## INFORMATION SHOWN
━━━━━━━━━━

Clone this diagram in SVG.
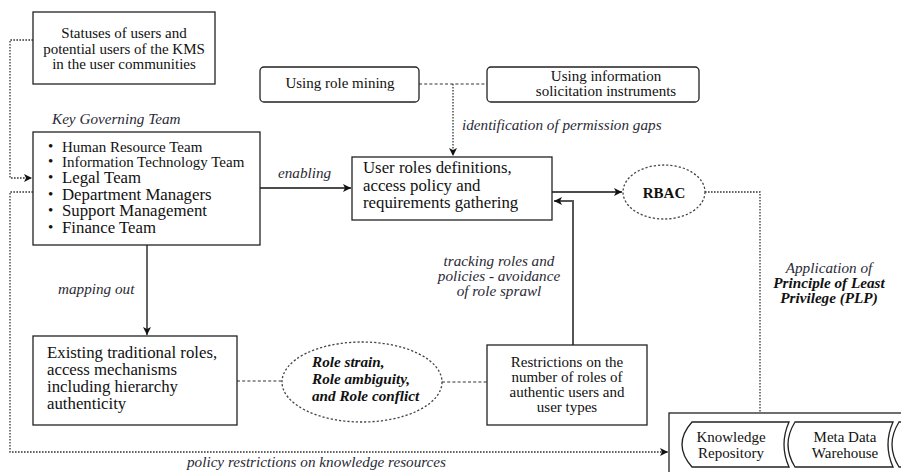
<svg xmlns="http://www.w3.org/2000/svg" width="901" height="472" viewBox="0 0 901 472">
<style>
  .box { fill: #fff; stroke: #222; stroke-width: 1.3; }
  text { font-family: "Times New Roman", "Liberation Serif", Tinos, "DejaVu Serif", serif; }
  .t { font-size: 15px; fill: #111; }
  .big { font-size: 16.8px; }
  .it { font-style: italic; font-size: 15.2px; fill: #2a2a36; }
  .bi { font-weight: bold; fill: #111; }
  .c { text-anchor: middle; }
  .solid { fill: none; stroke: #111; stroke-width: 1.3; }
  .dash { fill: none; stroke: #333; stroke-width: 1.2; stroke-dasharray: 3 2.2; }
  .dot { fill: none; stroke: #333; stroke-width: 1.3; stroke-dasharray: 1.6 1.4; }
  .delli { fill: #fff; stroke: #444; stroke-width: 1.3; stroke-dasharray: 2.2 2; }
</style>
<defs>
  <marker id="arr" viewBox="0 0 10 10" refX="10" refY="5" markerWidth="9" markerHeight="8" markerUnits="userSpaceOnUse" orient="auto">
    <path d="M0,0 L10,5 L0,10 L2.5,5 Z" fill="#111"/>
  </marker>
</defs>
<rect width="901" height="472" fill="#fff"/>

<g id="connectors">
  <path class="solid" d="M260,188 H351" marker-end="url(#arr)"/>
  <path class="dash" d="M419,84 H487"/>
  <path class="dot" d="M453,84 V156" marker-end="url(#arr)"/>
  <path class="solid" d="M552,192 H622" marker-end="url(#arr)"/>
  <path fill="none" stroke="#555" stroke-width="2" d="M573,345 V201 H554" marker-end="url(#arr)"/>
  <path class="dot" d="M705,192 H760 V413"/>
  <path class="solid" d="M147,245 V335" marker-end="url(#arr)"/>
  <path class="dash" d="M237,381 H282"/>
  <path class="dash" d="M442,382 H487"/>
  <path class="dot" d="M33,40 H10 V178 H32" marker-end="url(#arr)"/>
  <path class="dot" d="M33,192 H10 V452 H668" marker-end="url(#arr)"/>
</g>

<g id="lbl-enabling"><text class="it" x="278" y="178">enabling</text></g>
<g id="lbl-identification"><text class="it" x="462" y="130">identification of permission gaps</text></g>
<g id="lbl-mapping"><text class="it" x="58" y="294">mapping out</text></g>
<g id="lbl-tracking">
  <text class="it c" x="499" y="266">tracking roles and</text>
  <text class="it c" x="499" y="281">policies - avoidance</text>
  <text class="it c" x="499" y="296">of role sprawl</text>
</g>
<g id="lbl-plp">
  <text class="it c" x="829" y="273">Application of</text>
  <text class="it c bi" x="829" y="288">Principle of Least</text>
  <text class="it c bi" x="829" y="303">Privilege (PLP)</text>
</g>
<g id="lbl-policy"><text class="it" x="187" y="467">policy restrictions on knowledge resources</text></g>

<g id="statuses">
  <rect class="box" x="33" y="12" width="182" height="72"/>
  <text class="t c" x="124" y="38">Statuses of users and</text>
  <text class="t c" x="124" y="53.5">potential users of the KMS</text>
  <text class="t c" x="124" y="69">in the user communities</text>
</g>

<g id="role-mining">
  <rect class="box" x="260" y="67" width="159" height="35" rx="4"/>
  <text class="t c" x="340" y="88">Using role mining</text>
</g>

<g id="info-solicitation">
  <rect class="box" x="487" y="67" width="212" height="35" rx="4"/>
  <text class="t c" x="606" y="81">Using information</text>
  <text class="t c" x="606" y="96">solicitation instruments</text>
</g>

<g id="key-governing-team">
  <text class="it" x="52" y="124">Key Governing Team</text>
  <rect class="box" x="33" y="132" width="227" height="113"/>
  <g class="t">
    <text x="48" y="151">•</text><text x="62" y="152">Human Resource Team</text>
    <text x="48" y="166">•</text><text x="62" y="167">Information Technology Team</text>
    <text x="48" y="182">•</text><text class="big" x="62" y="183">Legal Team</text>
    <text x="48" y="199">•</text><text class="big" x="62" y="200">Department Managers</text>
    <text x="48" y="215">•</text><text class="big" x="62" y="216">Support Management</text>
    <text x="48" y="232">•</text><text class="big" x="62" y="233">Finance Team</text>
  </g>
</g>

<g id="user-roles">
  <rect class="box" x="352" y="157" width="200" height="63"/>
  <text class="t big" x="363" y="173">User roles definitions,</text>
  <text class="t big" x="363" y="191">access policy and</text>
  <text class="t big" x="363" y="208">requirements gathering</text>
</g>

<g id="rbac">
  <ellipse class="delli" cx="664" cy="192" rx="41" ry="27"/>
  <text class="t c bi" x="664" y="198">RBAC</text>
</g>

<g id="existing-roles">
  <rect class="box" x="33" y="336" width="204" height="89"/>
  <text class="t big" x="47" y="358">Existing traditional roles,</text>
  <text class="t big" x="47" y="375">access mechanisms</text>
  <text class="t big" x="47" y="392">including hierarchy</text>
  <text class="t big" x="47" y="409">authenticity</text>
</g>

<g id="role-strain">
  <ellipse class="delli" cx="362" cy="382" rx="80" ry="40"/>
  <text class="it bi" x="312" y="367">Role strain,</text>
  <text class="it bi" x="312" y="384">Role ambiguity,</text>
  <text class="it bi" x="312" y="401">and Role conflict</text>
</g>

<g id="restrictions">
  <rect class="box" x="487" y="345" width="160" height="80"/>
  <text class="t c" x="567" y="367">Restrictions on the</text>
  <text class="t c" x="567" y="382">number of roles of</text>
  <text class="t c" x="567" y="397">authentic users and</text>
  <text class="t c" x="567" y="412">user types</text>
</g>

<g id="knowledge-resources">
  <rect class="box" x="669" y="413" width="250" height="80"/>
  <path class="box" d="M692,422 H789 Q779,444.5 789,467 H692 Q672,444.5 692,422 Z"/>
  <text class="t c" x="731" y="442">Knowledge</text>
  <text class="t c" x="731" y="458">Repository</text>
  <path class="box" d="M795,422 H893 Q883,444.5 893,467 H795 Q781,444.5 795,422 Z"/>
  <text class="t c" x="845" y="442">Meta Data</text>
  <text class="t c" x="845" y="458">Warehouse</text>
  <path class="box" d="M899,422 H930 V467 H899 Q885,444.5 899,422 Z"/>
</g>
</svg>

━━━━━━━━━━

## THE TASK
Retype each line of the listing above word for word. Exclude the pictures.

## SOLUTION TO THE EXERCISE
Clone this diagram in SVG.
<svg xmlns="http://www.w3.org/2000/svg" width="901" height="472" viewBox="0 0 901 472">
<style>
  .box { fill: #fff; stroke: #222; stroke-width: 1.3; }
  text { font-family: "Times New Roman", "Liberation Serif", Tinos, "DejaVu Serif", serif; }
  .t { font-size: 15px; fill: #111; }
  .big { font-size: 16.8px; }
  .it { font-style: italic; font-size: 15.2px; fill: #2a2a36; }
  .bi { font-weight: bold; fill: #111; }
  .c { text-anchor: middle; }
  .solid { fill: none; stroke: #111; stroke-width: 1.3; }
  .dash { fill: none; stroke: #333; stroke-width: 1.2; stroke-dasharray: 3 2.2; }
  .dot { fill: none; stroke: #333; stroke-width: 1.3; stroke-dasharray: 1.6 1.4; }
  .delli { fill: #fff; stroke: #444; stroke-width: 1.3; stroke-dasharray: 2.2 2; }
</style>
<defs>
  <marker id="arr" viewBox="0 0 10 10" refX="10" refY="5" markerWidth="9" markerHeight="8" markerUnits="userSpaceOnUse" orient="auto">
    <path d="M0,0 L10,5 L0,10 L2.5,5 Z" fill="#111"/>
  </marker>
</defs>
<rect width="901" height="472" fill="#fff"/>

<g id="connectors">
  <path class="solid" d="M260,188 H351" marker-end="url(#arr)"/>
  <path class="dash" d="M419,84 H487"/>
  <path class="dot" d="M453,84 V156" marker-end="url(#arr)"/>
  <path class="solid" d="M552,192 H622" marker-end="url(#arr)"/>
  <path fill="none" stroke="#555" stroke-width="2" d="M573,345 V201 H554" marker-end="url(#arr)"/>
  <path class="dot" d="M705,192 H760 V413"/>
  <path class="solid" d="M147,245 V335" marker-end="url(#arr)"/>
  <path class="dash" d="M237,381 H282"/>
  <path class="dash" d="M442,382 H487"/>
  <path class="dot" d="M33,40 H10 V178 H32" marker-end="url(#arr)"/>
  <path class="dot" d="M33,192 H10 V452 H668" marker-end="url(#arr)"/>
</g>

<g id="lbl-enabling"><text class="it" x="278" y="178">enabling</text></g>
<g id="lbl-identification"><text class="it" x="462" y="130">identification of permission gaps</text></g>
<g id="lbl-mapping"><text class="it" x="58" y="294">mapping out</text></g>
<g id="lbl-tracking">
  <text class="it c" x="499" y="266">tracking roles and</text>
  <text class="it c" x="499" y="281">policies - avoidance</text>
  <text class="it c" x="499" y="296">of role sprawl</text>
</g>
<g id="lbl-plp">
  <text class="it c" x="829" y="273">Application of</text>
  <text class="it c bi" x="829" y="288">Principle of Least</text>
  <text class="it c bi" x="829" y="303">Privilege (PLP)</text>
</g>
<g id="lbl-policy"><text class="it" x="187" y="467">policy restrictions on knowledge resources</text></g>

<g id="statuses">
  <rect class="box" x="33" y="12" width="182" height="72"/>
  <text class="t c" x="124" y="38">Statuses of users and</text>
  <text class="t c" x="124" y="53.5">potential users of the KMS</text>
  <text class="t c" x="124" y="69">in the user communities</text>
</g>

<g id="role-mining">
  <rect class="box" x="260" y="67" width="159" height="35" rx="4"/>
  <text class="t c" x="340" y="88">Using role mining</text>
</g>

<g id="info-solicitation">
  <rect class="box" x="487" y="67" width="212" height="35" rx="4"/>
  <text class="t c" x="606" y="81">Using information</text>
  <text class="t c" x="606" y="96">solicitation instruments</text>
</g>

<g id="key-governing-team">
  <text class="it" x="52" y="124">Key Governing Team</text>
  <rect class="box" x="33" y="132" width="227" height="113"/>
  <g class="t">
    <text x="48" y="151">•</text><text x="62" y="152">Human Resource Team</text>
    <text x="48" y="166">•</text><text x="62" y="167">Information Technology Team</text>
    <text x="48" y="182">•</text><text class="big" x="62" y="183">Legal Team</text>
    <text x="48" y="199">•</text><text class="big" x="62" y="200">Department Managers</text>
    <text x="48" y="215">•</text><text class="big" x="62" y="216">Support Management</text>
    <text x="48" y="232">•</text><text class="big" x="62" y="233">Finance Team</text>
  </g>
</g>

<g id="user-roles">
  <rect class="box" x="352" y="157" width="200" height="63"/>
  <text class="t big" x="363" y="173">User roles definitions,</text>
  <text class="t big" x="363" y="191">access policy and</text>
  <text class="t big" x="363" y="208">requirements gathering</text>
</g>

<g id="rbac">
  <ellipse class="delli" cx="664" cy="192" rx="41" ry="27"/>
  <text class="t c bi" x="664" y="198">RBAC</text>
</g>

<g id="existing-roles">
  <rect class="box" x="33" y="336" width="204" height="89"/>
  <text class="t big" x="47" y="358">Existing traditional roles,</text>
  <text class="t big" x="47" y="375">access mechanisms</text>
  <text class="t big" x="47" y="392">including hierarchy</text>
  <text class="t big" x="47" y="409">authenticity</text>
</g>

<g id="role-strain">
  <ellipse class="delli" cx="362" cy="382" rx="80" ry="40"/>
  <text class="it bi" x="312" y="367">Role strain,</text>
  <text class="it bi" x="312" y="384">Role ambiguity,</text>
  <text class="it bi" x="312" y="401">and Role conflict</text>
</g>

<g id="restrictions">
  <rect class="box" x="487" y="345" width="160" height="80"/>
  <text class="t c" x="567" y="367">Restrictions on the</text>
  <text class="t c" x="567" y="382">number of roles of</text>
  <text class="t c" x="567" y="397">authentic users and</text>
  <text class="t c" x="567" y="412">user types</text>
</g>

<g id="knowledge-resources">
  <rect class="box" x="669" y="413" width="250" height="80"/>
  <path class="box" d="M692,422 H789 Q779,444.5 789,467 H692 Q672,444.5 692,422 Z"/>
  <text class="t c" x="731" y="442">Knowledge</text>
  <text class="t c" x="731" y="458">Repository</text>
  <path class="box" d="M795,422 H893 Q883,444.5 893,467 H795 Q781,444.5 795,422 Z"/>
  <text class="t c" x="845" y="442">Meta Data</text>
  <text class="t c" x="845" y="458">Warehouse</text>
  <path class="box" d="M899,422 H930 V467 H899 Q885,444.5 899,422 Z"/>
</g>
</svg>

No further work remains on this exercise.